───── Supplied material ─────

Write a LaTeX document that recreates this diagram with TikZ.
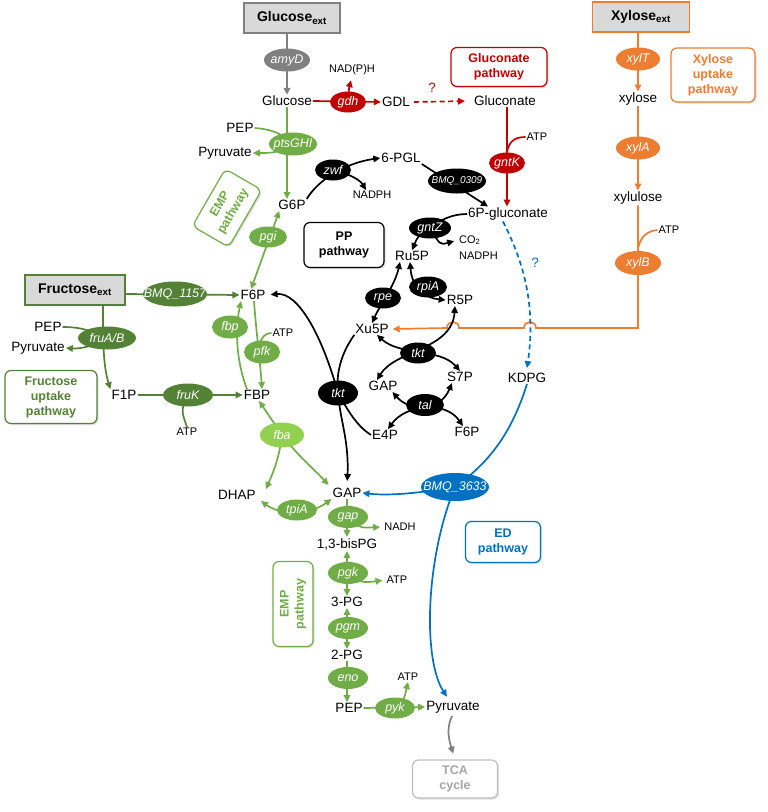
\documentclass[tikz,border=0pt]{standalone}
\usepackage{fontspec}
\setmainfont{Liberation Sans}
\usetikzlibrary{arrows.meta,shapes.geometric,shadows}
\pgfdeclarelayer{bg}
\pgfsetlayers{bg,main}
\definecolor{cred}{HTML}{C00000}
\definecolor{corange}{HTML}{ED7D31}
\definecolor{cblue}{HTML}{0070C0}
\definecolor{cgreen}{HTML}{70AD47}
\definecolor{clgreen}{HTML}{92D050}
\definecolor{cdgreen}{HTML}{538135}
\definecolor{cgray}{HTML}{808080}
\definecolor{cbox}{HTML}{D9D9D9}
\definecolor{ctca}{HTML}{BFBFBF}
\definecolor{ctcat}{HTML}{A6A6A6}
\newcommand\E[1]{\makebox[0pt]{\itshape #1}}
\tikzset{
 met/.style={font=\fontsize{13.5}{15}\selectfont, inner sep=1pt},
 sm/.style={font=\fontsize{11}{13}\selectfont, inner sep=1pt},
 enz/.style={ellipse, inner sep=0pt, minimum width=#1, minimum height=21pt, text=white, font=\fontsize{12.5}{14}\selectfont},
 extbox/.style={draw=#1, line width=1.8pt, fill=cbox, minimum width=96pt, minimum height=30pt, font=\fontsize{14}{16}\selectfont\bfseries},
 pbox/.style={draw=#1, text=#1, line width=1.2pt, rounded corners=6pt, fill=white, align=center, font=\fontsize{12.5}{15}\selectfont\bfseries, drop shadow={opacity=0.25, shadow xshift=1.5pt, shadow yshift=-1.5pt}},
 ln/.style={line width=1.7pt},
 arr/.style={ln, -{Triangle[length=7pt,width=6.5pt]}},
 barr/.style={ln, {Triangle[length=7pt,width=6.5pt]}-{Triangle[length=7pt,width=6.5pt]}},
}
\begin{document}
\begin{tikzpicture}[x=1pt,y=-1pt]
\useasboundingbox (0,0) rectangle (768,812);
% ---------- nodes ----------
\node[extbox=cgray] (gext) at (292,18) {Glucose\textsubscript{ext}};
\node[enz=46pt, fill=cgray, minimum height=23pt] (amyD) at (287,60) {\E{amyD}};
\node[met] (glc) at (287,101) {Glucose};
\node[enz=36pt, fill=cred] (gdh) at (348,102) {\E{gdh}};
\node[sm] (nadph1) at (352,70) {NAD(P)H};
\node[met] (gdl) at (396,102) {GDL};
\node[met, text=cred] (q1) at (432,88) {?};
\node[met] (glcn) at (505,101) {Gluconate};
\node[pbox=cred, minimum width=96pt, minimum height=39pt] (gpath) at (499,67) {Gluconate\\pathway};

\node[extbox=corange, minimum width=97pt] (xext) at (641,17) {Xylose\textsubscript{ext}};
\node[enz=44pt, fill=corange, minimum height=23pt] (xylT) at (638,59) {\E{xylT}};
\node[met] (xyl) at (638,99) {xylose};
\node[pbox=corange, minimum width=84pt, minimum height=54pt] (xpath) at (713,75) {Xylose\\uptake\\pathway};
\node[enz=44pt, fill=corange, minimum height=23pt] (xylA) at (638,148) {\E{xylA}};
\node[met] (xylu) at (638,198) {xylulose};
\node[enz=46pt, fill=corange, minimum height=24pt] (xylB) at (638,263) {\E{xylB}};
\node[sm] (atpx) at (669,230) {ATP};
\coordinate (xbb) at (638,249);

\node[enz=36pt, fill=cred] (gntK) at (507,163) {\E{gntK}};
\node[sm] (atpg) at (537,137) {ATP};
\coordinate (gkb) at (507,152);
\node[met] (pg6) at (508,214) {6P-gluconate};
\node[enz=58pt, fill=black, minimum height=25pt, font=\fontsize{10}{12}\selectfont] (bmq0309) at (457,181) {\E{BMQ\_0309}};
\node[met] (pgl) at (401,158) {6-PGL};
\node[enz=36pt, fill=black] (zwf) at (333,170) {\E{zwf}};
\node[sm] (nadph2) at (372,195) {NADPH};
\node[met] (g6p) at (292,205) {G6P};
\node[enz=48pt, fill=cgreen, minimum height=23pt] (pts) at (293,144) {\E{ptsGHI}};
\node[met] (pep1) at (240,128) {PEP};
\node[met] (pyr1) at (225,153) {Pyruvate};
\node[pbox=cgreen, rotate=60, minimum width=66pt, minimum height=42pt] (emp1) at (227,208) {EMP\\pathway};
\node[enz=38pt, fill=cgreen] (pgi) at (268,237) {\E{pgi}};
\node[met] (f6p) at (253,295) {F6P};

\node[extbox=cdgreen, minimum width=100pt] (fext) at (75,290) {Fructose\textsubscript{ext}};
\node[enz=64pt, fill=cdgreen, minimum height=25pt] (bmq1157) at (175,294) {\E{BMQ\_1157}};
\node[enz=58pt, fill=cdgreen, minimum height=23pt] (fruab) at (107,338) {\E{fruA/B}};
\node[met] (pep2) at (48,327) {PEP};
\node[met] (pyr2) at (38,348) {Pyruvate};
\node[met] (f1p) at (124,395) {F1P};
\node[pbox=cdgreen, minimum width=92pt, minimum height=53pt] (fpath) at (51,397) {Fructose\\uptake\\pathway};
\node[enz=50pt, fill=cdgreen, minimum height=23pt] (fruK) at (188,395) {\E{fruK}};
\node[sm] (atpk) at (187,432) {ATP};
\node[met] (fbp) at (257,395) {FBP};
\node[enz=36pt, fill=cgreen, minimum height=23pt] (fbpE) at (230,327) {\E{fbp}};
\node[enz=36pt, fill=cgreen, minimum height=23pt] (pfk) at (262,352) {\E{pfk}};
\node[sm] (atpp) at (283,333) {ATP};
\coordinate (pfkb) at (259,345);
\node[enz=44pt, fill=clgreen, minimum height=25pt] (fba) at (282,435) {\E{fba}};
\node[met] (dhap) at (237,495) {DHAP};
\node[met] (gap) at (347,493) {GAP};
\node[enz=40pt, fill=cgreen] (tpiA) at (297,510) {\E{tpiA}};
\node[enz=40pt, fill=cgreen, minimum height=22pt] (gapE) at (348,517) {\E{gap}};
\node[sm] (nadh) at (400,527) {NADH};
\node[met] (bpg) at (347,544) {1,3-bisPG};
\node[enz=40pt, fill=cgreen, minimum height=22pt] (pgk) at (348,573) {\E{pgk}};
\node[sm] (atp5) at (397,580) {ATP};
\node[met] (pg3) at (347,602) {3-PG};
\node[enz=40pt, fill=cgreen, minimum height=22pt] (pgm) at (348,628) {\E{pgm}};
\node[met] (pg2) at (347,655) {2-PG};
\node[enz=40pt, fill=cgreen, minimum height=22pt] (eno) at (348,678) {\E{eno}};
\node[sm] (atp6) at (408,677) {ATP};
\node[met] (pep3) at (349,708) {PEP};
\node[enz=40pt, fill=cgreen] (pyk) at (395,708) {\E{pyk}};
\node[met] (pyr3) at (453,707) {Pyruvate};
\node[pbox=ctca, text=ctcat, minimum width=85pt, minimum height=38pt] (tca) at (455,779) {TCA\\cycle};
\node[pbox=cgreen, rotate=90, minimum width=85pt, minimum height=40pt] (emp2) at (293,604) {EMP\\pathway};
\node[pbox=cblue, minimum width=75pt, minimum height=41pt] (edpath) at (503,542) {ED\\pathway};
\node[enz=68pt, fill=cblue, minimum height=28pt] (bmq3633) at (455,487) {\E{BMQ\_3633}};
\node[met] (kdpg) at (527,378) {KDPG};
\node[met, text=cblue] (q2) at (535,263) {?};

\node[pbox=black, minimum width=80pt, minimum height=45pt] (pp) at (344,245) {PP\\pathway};
\node[enz=42pt, fill=black] (gntZ) at (430,228) {\E{gntZ}};
\node[sm, anchor=west] (co2) at (458,240) {CO\textsubscript{2}};
\node[sm, anchor=west] (nadph3) at (458,256) {NADPH};
\node[met] (ru5p) at (412,256) {Ru5P};
\node[enz=38pt, fill=black] (rpiA) at (428,287) {\E{rpiA}};
\node[met] (r5p) at (460,300) {R5P};
\node[enz=36pt, fill=black] (rpe) at (383,298) {\E{rpe}};
\node[met] (xu5p) at (372,329) {Xu5P};
\node[enz=36pt, fill=black] (tkt1) at (418,353) {\E{tkt}};
\node[met] (s7p) at (460,377) {S7P};
\node[met] (gap2) at (383,386) {GAP};
\node[enz=38pt, fill=black, minimum height=22pt] (tal) at (425,405) {\E{tal}};
\node[met] (f6p2) at (467,432) {F6P};
\node[met] (e4p) at (385,435) {E4P};
\node[enz=40pt, fill=black, minimum height=25pt] (tkt2) at (338,393) {\E{tkt}};

% ---------- connectors ----------
\begin{pgfonlayer}{bg}
% gray
\draw[arr, cgray] (gext.south -| amyD) -- (glc.north -| amyD);
\draw[arr, cgray, shorten <=2pt, shorten >=6pt] (pyr3.south) .. controls (446,728) and (449,740) .. (tca.north);
% red
\draw[arr, cred] (glc.east) -- (gdl.west);
\draw[arr, cred, shorten >=4pt] (gdh.center) .. controls (349,88) .. (nadph1.south);
\draw[arr, cred, dash pattern=on 5pt off 3.5pt, shorten <=3pt, shorten >=8pt] (gdl.east) -- (glcn.west);
\draw[arr, cred] (glcn.south -| gntK) -- (pg6.north -| gntK);
\draw[ln, cred] (gkb) .. controls (509,142) and (514,137) .. (atpg.west);
% orange
\draw[arr, corange] (xext.south -| xylT) -- (xyl.north);
\draw[arr, corange] (xyl.south) -- (xylu.north);
\draw[arr, corange] (xylu.south) -- (638,328) -- (536,328) .. controls (536,320) and (524,320) .. (524,328)
   -- (459,328) .. controls (459,320) and (447,320) .. (447,328) -- ([xshift=3pt]xu5p.east);
\draw[ln, corange] (xbb) .. controls (640,238) and (646,231) .. (atpx.west);
% blue
\draw[arr, cblue, dash pattern=on 5pt off 3.5pt] ([xshift=-5pt]pg6.south) .. controls (520,255) and (537,300) .. ([yshift=4pt]kdpg.north);
\draw[ln, cblue] (kdpg.south) .. controls (512,432) and (490,462) .. (bmq3633.center);
\draw[arr, cblue] (bmq3633.center) .. controls (420,493) and (390,496) .. (gap.east);
\draw[arr, cblue] (bmq3633.center) .. controls (425,560) and (423,660) .. ([xshift=-6pt,yshift=3pt]pyr3.north);
% green (EMP)
\draw[arr, cgreen] (glc.south) -- (glc.south |- g6p.north);
\draw[ln, cgreen] (pep1.east) .. controls (270,129) and (282,133) .. (pts.center);
\draw[arr, cgreen] (pts.center) .. controls (280,153) and (270,153) .. (pyr1.east);
\draw[barr, cgreen] ([xshift=-2pt]f6p.north) -- ([xshift=2pt]g6p.south west);
\draw[arr, cgreen] ([xshift=-10pt]fbp.north) .. controls (236,360) and (235,330) .. ([xshift=-12pt]f6p.south);
\draw[arr, cgreen] ([xshift=1pt]f6p.south) .. controls (256,330) and (260,360) .. ([xshift=5pt]fbp.north);
\draw[ln, cgreen] (pfkb) .. controls (262,336) and (266,333) .. (atpp.west);
\draw[arr, cgreen] (fba.center) -- ([xshift=2pt]fbp.south);
\draw[arr, cgreen] (fba.center) .. controls (279,460) and (272,475) .. ([xshift=9pt]dhap.north east);
\draw[arr, cgreen] (fba.center) .. controls (297,455) and (315,470) .. ([xshift=-3pt,yshift=2pt]gap.north west);
\draw[barr, cgreen] ([shift={(4pt,-6pt)}]dhap.east) .. controls (280,515) and (310,515) .. (gap.south west);
\draw[arr, cgreen] (gap.south) -- (bpg.north);
\draw[arr, cgreen, shorten >=3pt] (gapE.center) .. controls (360,528) .. (nadh.west);
\draw[barr, cgreen] (bpg.south) -- (pg3.north);
\draw[arr, cgreen, shorten >=3pt] (pgk.center) .. controls (362,583) .. (atp5.west);
\draw[barr, cgreen] (pg3.south) -- (pg2.north);
\draw[arr, cgreen] (pg2.south) -- (pg2.south |- pep3.north);
\draw[arr, cgreen] (pep3.east) -- (pyr3.west);
\draw[arr, cgreen] (pyk.center) .. controls (404,700) .. (atp6.south);
% dark green (fructose)
\draw[arr, cdgreen] (fext.east |- bmq1157.center) -- (f6p.west);
\draw[arr, cdgreen] ([xshift=28pt]fext.south) .. controls (103,340) and (103,365) .. (f1p.north west);
\draw[ln, cdgreen] (pep2.east) .. controls (80,327) and (90,330) .. (fruab.center);
\draw[arr, cdgreen] (fruab.center) .. controls (95,346) and (80,349) .. (pyr2.east);
\draw[arr, cdgreen] (f1p.east) -- (fbp.west);
\draw[ln, cdgreen] (fruK.center) .. controls (181,410) .. (atpk.north);
% black (PP)
\draw[arr] (g6p.north east) .. controls (318,180) and (345,163) .. (pgl.west);
\draw[arr] (zwf.center) .. controls (350,174) and (360,180) .. ([xshift=-6pt]nadph2.north);
\draw[arr] (pgl.south east) -- ([xshift=-20pt]pg6.north);
\draw[ln] (pg6.west) .. controls (452,214) and (440,220) .. (gntZ.center);
\draw[arr] (gntZ.center) .. controls (418,236) .. (ru5p.north);
\draw[arr, shorten >=4pt] (gntZ.center) .. controls (440,245) .. (co2.west);
\draw[barr] (xu5p.north) .. controls (380,305) and (395,285) .. ([xshift=-12pt]ru5p.south);
\draw[barr] ([xshift=-2pt]ru5p.south) .. controls (412,288) and (425,298) .. (r5p.west);
\draw[barr] ([xshift=5pt]xu5p.south) .. controls (400,356) and (440,348) .. (s7p.north);
\draw[barr] ([xshift=-6pt]gap2.north) .. controls (395,350) and (452,350) .. ([xshift=-5pt]r5p.south);
\draw[barr] ([xshift=-6pt]gap2.south east) .. controls (410,412) and (440,412) .. ([xshift=-8pt]s7p.south);
\draw[barr] ([xshift=3pt]e4p.north) .. controls (405,405) and (445,400) .. ([xshift=-4pt]f6p2.north);
\draw[arr, shorten >=6pt] (xu5p.south west) .. controls (340,355) and (336,375) .. (tkt2.center) .. controls (340,420) and (349,440) .. (gap.north);
\draw[arr, shorten >=4pt] (e4p.west) .. controls (355,425) and (345,405) .. (tkt2.center) .. controls (322,335) and (298,292) .. (f6p.east);
\end{pgfonlayer}
\end{tikzpicture}
\end{document}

─────

> [Exercise]: Repeat only what lies between the start of the data and the end of the line containing "width=96pt, minimum height=39pt]", exactly, with pictures left out.

> [Solution to this exercise]:
Write a LaTeX document that recreates this diagram with TikZ.
\documentclass[tikz,border=0pt]{standalone}
\usepackage{fontspec}
\setmainfont{Liberation Sans}
\usetikzlibrary{arrows.meta,shapes.geometric,shadows}
\pgfdeclarelayer{bg}
\pgfsetlayers{bg,main}
\definecolor{cred}{HTML}{C00000}
\definecolor{corange}{HTML}{ED7D31}
\definecolor{cblue}{HTML}{0070C0}
\definecolor{cgreen}{HTML}{70AD47}
\definecolor{clgreen}{HTML}{92D050}
\definecolor{cdgreen}{HTML}{538135}
\definecolor{cgray}{HTML}{808080}
\definecolor{cbox}{HTML}{D9D9D9}
\definecolor{ctca}{HTML}{BFBFBF}
\definecolor{ctcat}{HTML}{A6A6A6}
\newcommand\E[1]{\makebox[0pt]{\itshape #1}}
\tikzset{
 met/.style={font=\fontsize{13.5}{15}\selectfont, inner sep=1pt},
 sm/.style={font=\fontsize{11}{13}\selectfont, inner sep=1pt},
 enz/.style={ellipse, inner sep=0pt, minimum width=#1, minimum height=21pt, text=white, font=\fontsize{12.5}{14}\selectfont},
 extbox/.style={draw=#1, line width=1.8pt, fill=cbox, minimum width=96pt, minimum height=30pt, font=\fontsize{14}{16}\selectfont\bfseries},
 pbox/.style={draw=#1, text=#1, line width=1.2pt, rounded corners=6pt, fill=white, align=center, font=\fontsize{12.5}{15}\selectfont\bfseries, drop shadow={opacity=0.25, shadow xshift=1.5pt, shadow yshift=-1.5pt}},
 ln/.style={line width=1.7pt},
 arr/.style={ln, -{Triangle[length=7pt,width=6.5pt]}},
 barr/.style={ln, {Triangle[length=7pt,width=6.5pt]}-{Triangle[length=7pt,width=6.5pt]}},
}
\begin{document}
\begin{tikzpicture}[x=1pt,y=-1pt]
\useasboundingbox (0,0) rectangle (768,812);
% ---------- nodes ----------
\node[extbox=cgray] (gext) at (292,18) {Glucose\textsubscript{ext}};
\node[enz=46pt, fill=cgray, minimum height=23pt] (amyD) at (287,60) {\E{amyD}};
\node[met] (glc) at (287,101) {Glucose};
\node[enz=36pt, fill=cred] (gdh) at (348,102) {\E{gdh}};
\node[sm] (nadph1) at (352,70) {NAD(P)H};
\node[met] (gdl) at (396,102) {GDL};
\node[met, text=cred] (q1) at (432,88) {?};
\node[met] (glcn) at (505,101) {Gluconate};
\node[pbox=cred, minimum width=96pt, minimum height=39pt] (gpath) at (499,67) {Gluconate\\pathway};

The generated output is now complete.